- Directed by: Phil Karlson
- Written by: Arthur Hoerl George Callahan Walter B. Gibson
- Produced by: Joe Kaufmann
- Starring: Kane Richmond Barbara Read Dorothea Kent
- Cinematography: William A. Sickner
- Edited by: Ace Herman
- Music by: Edward J. Kay
- Production company: Monogram Pictures
- Distributed by: Monogram Pictures
- Release date: May 25, 1946;
- Running time: 67 minutes
- Country: United States
- Language: English

= Behind the Mask (1946 film) =

1946 film

Behind The Mask is a 1946 American comedy mystery film directed by Phil Karlson and starring Kane Richmond, Barbara Read, George Chandler and Dorothea Kent.

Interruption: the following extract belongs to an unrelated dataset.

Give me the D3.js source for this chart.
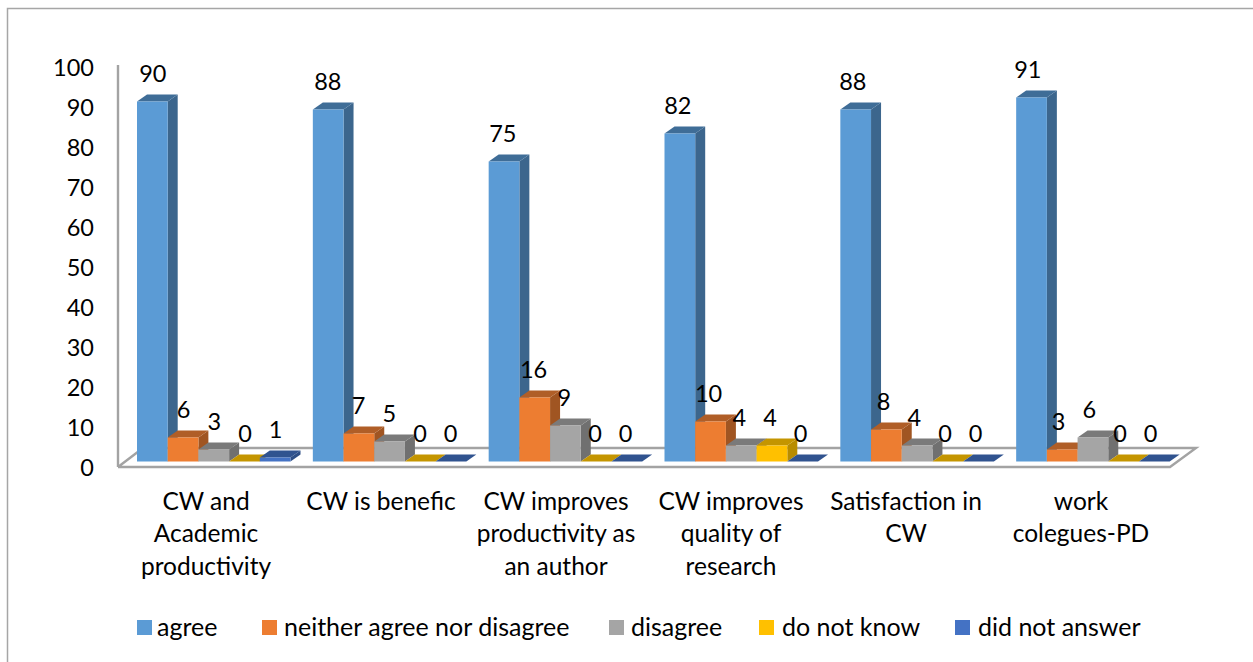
<!DOCTYPE html>
<html>
<head>
<meta charset="utf-8">
<script src="https://cdn.jsdelivr.net/npm/d3@7/dist/d3.min.js"></script>
<style>
  html, body { margin: 0; padding: 0; background: #fff; }
  svg { display: block; }
  text { font-family: Lato, "Open Sans", sans-serif; fill: #000; }
</style>
</head>
<body>
<svg id="chart" width="1253" height="662"></svg>
<script>
const categories = [
  ["CW and", "Academic", "productivity"],
  ["CW is benefic"],
  ["CW improves", "productivity as", "an author"],
  ["CW improves", "quality of", "research"],
  ["Satisfaction in", "CW"],
  ["work", "colegues-PD"]
];
const seriesNames = ["agree", "neither agree nor disagree", "disagree", "do not know", "did not answer"];
const agree = [90, 88, 75, 82, 88, 91];
const neither = [6, 7, 16, 10, 8, 3];
const disagree = [3, 5, 9, 4, 4, 6];
const doNotKnow = [0, 0, 0, 4, 0, 0];
const didNotAnswer = [1, 0, 0, 0, 0, 0];
const seriesValues = [agree, neither, disagree, doNotKnow, didNotAnswer];
const frontColors = ["#5b9bd5", "#ed7d31", "#a5a5a5", "#ffc000", "#4472c4"];
const topColors = ["#3f6d97", "#b05e27", "#7a7a7a", "#c49500", "#30538f"];
const sideColors = ["#3c668d", "#a05522", "#707070", "#b88c00", "#2d4e86"];
const yTicks = d3.range(0, 101, 10);

const svg = d3.select("#chart");
const numberSize = 23.5;
const textSize = 25;
const categorySize = 24.5;
const dx = 10, dy = 7;

const y = d3.scaleLinear().domain([0, 100]).range([461.5, 61.5]);
const x0 = d3.scaleBand().domain(d3.range(categories.length)).range([119, 1174]);
const groupPad = 18;
const x1 = d3.scaleBand().domain(d3.range(seriesNames.length)).range([groupPad, groupPad + 153.5]);
const labelX = d3.scalePoint().domain(d3.range(categories.length)).range([206, 1081]);

// Chart frame: only the top and left edges fall inside the page
svg.append("path")
  .attr("d", d3.line()([[1253, 8.5], [7.5, 8.5], [7.5, 662]]))
  .attr("fill", "none").attr("stroke", "#a6a6a6").attr("stroke-width", 1.5);

// Floor of the 3D plot
const floorFront = 467;
svg.append("path")
  .attr("d", d3.line()([[118, floorFront], [1170, floorFront], [1196, 448], [143, 448], [118, floorFront]]))
  .attr("fill", "#fff").attr("stroke", "#a3a3a3").attr("stroke-width", 2.4);

// Value axis
svg.append("line")
  .attr("x1", 118).attr("x2", 118).attr("y1", 65).attr("y2", floorFront)
  .attr("stroke", "#a3a3a3").attr("stroke-width", 2.4);

const yAxis = d3.axisLeft(y).tickValues(yTicks).tickSize(0).tickPadding(0);
svg.append("g")
  .attr("transform", "translate(94,6.5)")
  .call(yAxis)
  .call(g => g.select(".domain").remove())
  .call(g => g.selectAll("text").attr("font-size", numberSize).style("font-family", "Lato"));

const groups = svg.append("g").selectAll("g")
  .data(categories)
  .join("g")
  .attr("transform", (d, i) => `translate(${x0(i)},0)`);

// Bars are painted left to right so each front face covers its neighbour's side face
groups.each(function (cat, ci) {
  const g = d3.select(this);
  seriesNames.forEach((name, si) => {
    const v = seriesValues[si][ci];
    const xl = x1(si), w = x1.bandwidth();
    const yt = y(v), yb = y(0);
    g.append("path")
      .attr("d", d3.line()([[xl + w, yt], [xl + w + dx, yt - dy], [xl + w + dx, yb - dy], [xl + w, yb]]))
      .attr("fill", sideColors[si]);
    g.append("path")
      .attr("d", d3.line()([[xl, yt], [xl + dx, yt - dy], [xl + w + dx, yt - dy], [xl + w, yt]]))
      .attr("fill", topColors[si]);
    g.append("rect")
      .attr("x", xl).attr("y", yt).attr("width", w).attr("height", yb - yt)
      .attr("fill", frontColors[si]);
  });
});

// Value labels sit above the back edge of each bar top and follow the category label spacing
const valueLabels = svg.append("g");
categories.forEach((cat, ci) => {
  seriesNames.forEach((name, si) => {
    const v = seriesValues[si][ci];
    valueLabels.append("text")
      .attr("x", labelX(ci) - 87 + x1(si) + x1.bandwidth() / 2 + 0.5)
      .attr("y", y(v) - 19.5)
      .attr("text-anchor", "middle")
      .attr("font-size", numberSize)
      .text(v);
  });
});

// Category labels
const lineHeight = 32.5;
svg.append("g").selectAll("text")
  .data(categories)
  .join("text")
  .attr("text-anchor", "middle")
  .attr("font-size", categorySize)
  .each(function (lines, i) {
    d3.select(this).selectAll("tspan")
      .data(lines)
      .join("tspan")
      .attr("x", labelX(i))
      .attr("y", (d, k) => 509.5 + k * lineHeight)
      .text(d => d);
  });

// Legend
const swatchX = [137, 262, 609, 759, 955];
const legendTextX = [157, 284, 631, 782, 978];
const legend = svg.append("g").selectAll("g")
  .data(seriesNames)
  .join("g");
legend.append("rect")
  .attr("x", (d, i) => swatchX[i]).attr("y", 620)
  .attr("width", 15).attr("height", 15)
  .attr("fill", (d, i) => frontColors[i]);
legend.append("text")
  .attr("x", (d, i) => legendTextX[i]).attr("y", 635.5)
  .attr("font-size", textSize)
  .text(d => d);
</script>
</body>
</html>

It was the second in a series of three films released by Monogram in 1946 starring Richmond as the crimefighter The Shadow, the others being The Shadow Returns and The Missing Lady.

==Plot==
Lamont Cranston, alias The Shadow, has to clear his name of the murder of a blackmailing newspaper reporter by solving the crime himself.

== Cast ==
- Kane Richmond as Lamont Cranston (The Shadow)
- Barbara Read as Margo Lane
- George Chandler as Shrevvie
- Dorothea Kent as Jennie Delaney
- Joseph Crehan as Police Inspector Cardonna
- Pierre Watkin as Police Commissioner Weston
- Robert Shayne as Brad Thomas
- June Clyde as Edith Merrill
- James Cardwell as Jeff Marin
- Marjorie Hoshelle as Mae Bishop
- Joyce Compton as Lulu

==Reception==

Film historian Larry Langman dismissed Behind the Mask as a "feeble entry in the Shadow mystery series". Critic Leonard Maltin gave the film a mixed review, describing it as a "decent low-budget whodunit" with "some nice visual touches but way too much 'comedy' relief."